2. The Environmental Crusade (2000s – 2010s): “Deforestation & Orangutans” As the health argument faded (especially after trans fats were villified), the narrative shifted to the environment.
- NGO Mobilization: Groups like Greenpeace and the Rainforest Action Network launched high-profile campaigns linking palm oil to the destruction of Southeast Asian rainforests and the displacement of orangutans.
- The “Nutella Tax”: European nations began proposing discriminatory taxes. The “No Palm Oil” label became a premium marketing tool in supermarkets across France and Belgium.
3. The Regulatory Wall (2018 – Present): “EUDR and Forced Labor” The modern era of resistance is bureaucratic. The EU’s Renewable Energy Directive (RED II) effectively banned palm oil from being counted as a “green biofuel” by 2030. This was followed by the EU Deforestation Regulation (EUDR) and US Customs (CBP) placing bans on major Malaysian plantations due to allegations of forced labor.
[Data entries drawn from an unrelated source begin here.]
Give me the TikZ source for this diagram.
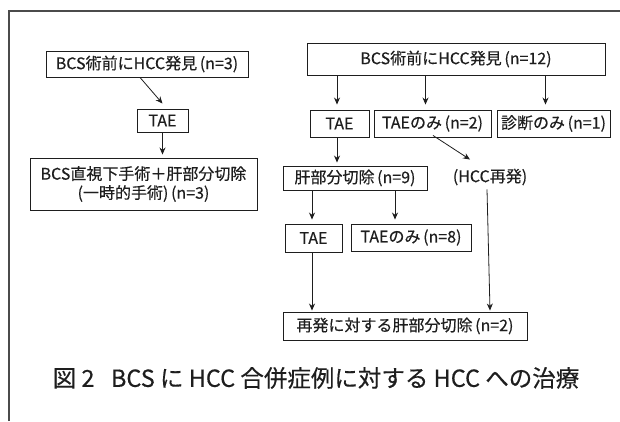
\documentclass[tikz,border=0pt]{standalone}
\usepackage{fontspec}
\setmainfont{Noto Sans CJK JP}[FakeBold=0.4]
\usetikzlibrary{arrows.meta,calc}
\definecolor{ink}{HTML}{1E1E1E}
\tikzset{
  box/.style={draw=ink, line width=0.9pt, inner sep=0pt, align=center, text=ink, font=\fontsize{16}{19}\selectfont},
  plain/.style={inner sep=0pt, text=ink, font=\fontsize{16}{19}\selectfont},
  conn/.style={draw=ink, line width=0.8pt, -{Stealth[length=7pt,width=6pt]}},
  frame/.style={draw=ink!80, line width=1.1pt}
}
\begin{document}
\begin{tikzpicture}[x=1pt,y=-1pt]
\useasboundingbox (0,0) rectangle (620,422);
\coordinate (fbl) at (9,421);
\coordinate (ftl) at (9,11);
\coordinate (ftr) at (620,11);
\draw[frame] (fbl) -- (ftl) -- (ftr);
% left column
\node[box, minimum width=202pt, minimum height=26pt] (a1) at (147,64) {BCS術前にHCC発見\,(n=3)};
\node[box, minimum width=51pt, minimum height=23pt] (a2) at (162.5,120.5) {TAE};
\node[box, minimum width=227pt, minimum height=52pt] (a3) at (143.5,184) {BCS直視下手術＋肝部分切除\\(一時的手術)\,(n=3)};
\draw[conn] ([xshift=-7pt]a1.south) -- ([yshift=5pt]a2.north);
\draw[conn] (a2.south) -- ([yshift=3pt]a3.north -| a2.south);
% right column
\node[box, minimum width=298pt, minimum height=32pt] (b1) at (456,59) {BCS術前にHCC発見\,(n=12)};
\node[box, minimum width=59pt, minimum height=27pt] (b2) at (339.5,123.5) {TAE};
\node[box, minimum width=117pt, minimum height=27pt] (b3) at (432.5,123.5) {TAEのみ\,(n=2)};
\node[box, minimum width=113pt, minimum height=27pt] (b4) at (553.5,123.5) {診断のみ\,(n=1)};
\node[box, minimum width=144pt, minimum height=24pt] (b5) at (355,178) {肝部分切除\,(n=9)};
\node[plain] (t) at (490,177) {(HCC再発)};
\node[box, minimum width=57pt, minimum height=28pt] (b6) at (313.5,238) {TAE};
\node[box, minimum width=120pt, minimum height=27pt] (b7) at (411,237.5) {TAEのみ\,(n=8)};
\node[box, minimum width=244pt, minimum height=28pt] (b8) at (405,326) {再発に対する肝部分切除\,(n=2)};
\draw[conn] ([xshift=-2.5pt]b1.south -| b2.north) -- ([xshift=-2.5pt,yshift=5pt]b2.north);
\draw[conn] ([xshift=-7pt]b1.south -| b3.north) -- ([xshift=-7pt,yshift=5pt]b3.north);
\draw[conn] ([xshift=-8pt]b1.south -| b4.north) -- ([xshift=-8pt,yshift=5pt]b4.north);
\draw[conn] ([xshift=-2.5pt]b2.south) -- ([xshift=-18pt,yshift=3pt]b5.north);
\draw[conn] ([xshift=-43pt]b5.south) -- ([xshift=-1.5pt,yshift=4pt]b6.north);
\draw[conn] ([xshift=40pt]b5.south) -- ([xshift=-16pt,yshift=4pt]b7.north);
\draw[conn] ([xshift=0.5pt,yshift=2pt]b3.south) -- ([xshift=-20pt,yshift=9pt]t.north);
\draw[conn] ([xshift=-3pt,yshift=-4pt]t.south) -- ([yshift=1pt]t.south |- b8.north);
\draw[conn] ([xshift=-1.5pt]b6.south) -- ([xshift=-93pt,yshift=1pt]b8.north);
% caption
\node[plain, font=\fontsize{23.5}{28}\selectfont] (cap) at (316,378) {図 2\hspace{0.7em}BCS に HCC 合併症例に対する HCC への治療};
\end{tikzpicture}
\end{document}
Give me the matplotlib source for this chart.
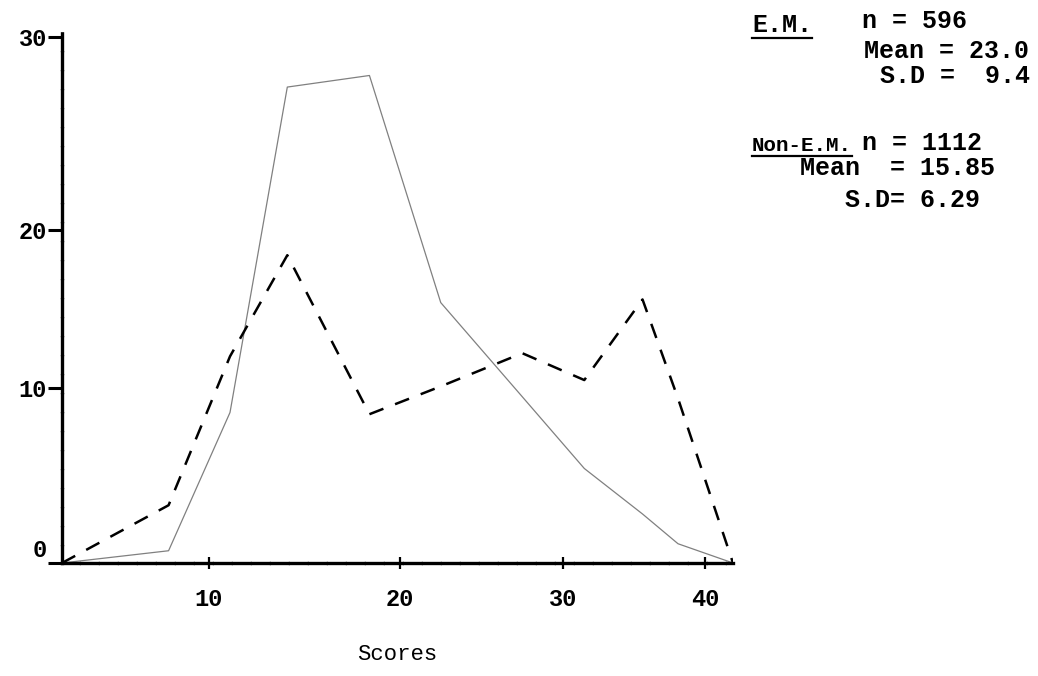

Part 2: The Counter-Offensive (Malaysia’s Response)
The Malaysian government realized that silence was losing them billions. Over the last two decades, they have launched a multi-pronged defense strategy.
1. Scientific Diplomacy (The MPOB) Instead of just shouting back, Malaysia used science, facts and figures to push back against the claims made by the West. The Malaysian Palm Oil Board (MPOB) funded extensive research to prove palm oil’s nutritional neutrality (no trans fats) and its unbeatable yield efficiency (requiring 10x less land than soy for the same amount of oil). This data became the backbone of their trade arguments.
2. The “Gold Standard” Certification (MSPO) The government recognized that voluntary certifications (like RSPO) were too expensive for smallholders and controlled by Western interests.
- The Move: In 2015, they introduced the Malaysian Sustainable Palm Oil (MSPO) certification.
- The Game Changer: Unlike RSPO, Malaysia made MSPO mandatory for everyone—from the biggest tycoon to the smallest farmer. This allowed the government to tell the world, “Our entire national output is certified sustainable.”
3. Aggressive Litigation (The WTO Cases) Malaysia (often in tag-team with Indonesia via the CPOPC) stopped playing nice. They filed lawsuits at the World Trade Organization (WTO) against the EU, arguing that the biofuel bans were discriminatory trade barriers disguised as environmental protection.
4. The “Look East” Diversification Realizing the West might never be fully satisfied, Malaysia aggressively courted markets that prioritized price and food security: India, China, and the Middle East.
- Strategy: Barter trades (e.g., exchanging palm oil for military jets or construction projects) and deepening bilateral ties to ensure these markets absorbed the surplus rejected by Europe.
Part 3: The Results (Did it Work?)
The results have been mixed but increasingly positive for Malaysia.
The Wins:
- WTO Ruling (2024): The WTO ruled that while the EU has the right to regulate for the environment, their specific implementation was “faulty” and discriminatory. It was a technical victory that forced the EU to adjust its approach.
- US Market Reopening: Through rigorous audits and labor reforms (repaying recruitment fees), giants like Sime Darby and IOI successfully had their US import bans lifted.
- EUDR Delay: Heavy diplomatic pressure from Malaysia and Indonesia forced the EU to delay the EUDR implementation to late 2025/2026, buying the industry crucial time.
The Losses:
- Premium Branding: In the minds of the average European consumer, the “dirty” image of palm oil persists. “Palm Oil Free” is still seen as a badge of quality in the West.
- Cost of Compliance: The fight has been expensive. Meeting Western standards (traceability apps, audits, certifications) has raised the cost of production, narrowing margins for farmers.
Part 4: The Verdict (Is it Accepted Now?)
Is Malaysian palm oil becoming more accepted? Yes, but with a caveat.
The world has moved from “Blind Rejection” to “Conditional Acceptance.”
- In the West (Conditional Acceptance): The narrative has shifted. The EU no longer demands a total ban; they demand traceability. They accept Malaysian palm oil if it can be digitally tracked to a legal farm. The conversation has moved from “Stop using palm oil” to “Prove it’s clean.”
- In the East (Full Embrace): In India and China, acceptance is at an all-time high. These nations recognize that without palm oil, global food security collapses. They are less concerned with deforestation and more concerned with feeding their billions.
- The New Standard: The global standard is no longer “Palm Oil Free.” The new standard is NDPE (No Deforestation, No Peat, No Exploitation). As long as Malaysia meets this—which the MSPO largely does—the resistance is fading into a bureaucratic compliance exercise rather than an existential threat.
Bottom Line: Malaysia didn’t win the war by convincing Western hippies to love palm oil. They won by making the industry so undeniably efficient, regulated, and essential that the world—even the reluctant West—simply cannot afford to ignore it.
To end this discussion, we have to really appreciate the valiant efforts done by the Malaysian government for the past few decades to retaliate against negative claims and lobbying by interested parties in the west. The science has shown that palm oil has more oil yield per acreage vs other types of vegetable sources such as soy. It is actually much more sustainable, and now with MSPO, the deforestation arguments made by several parties have been silenced to a certain degree.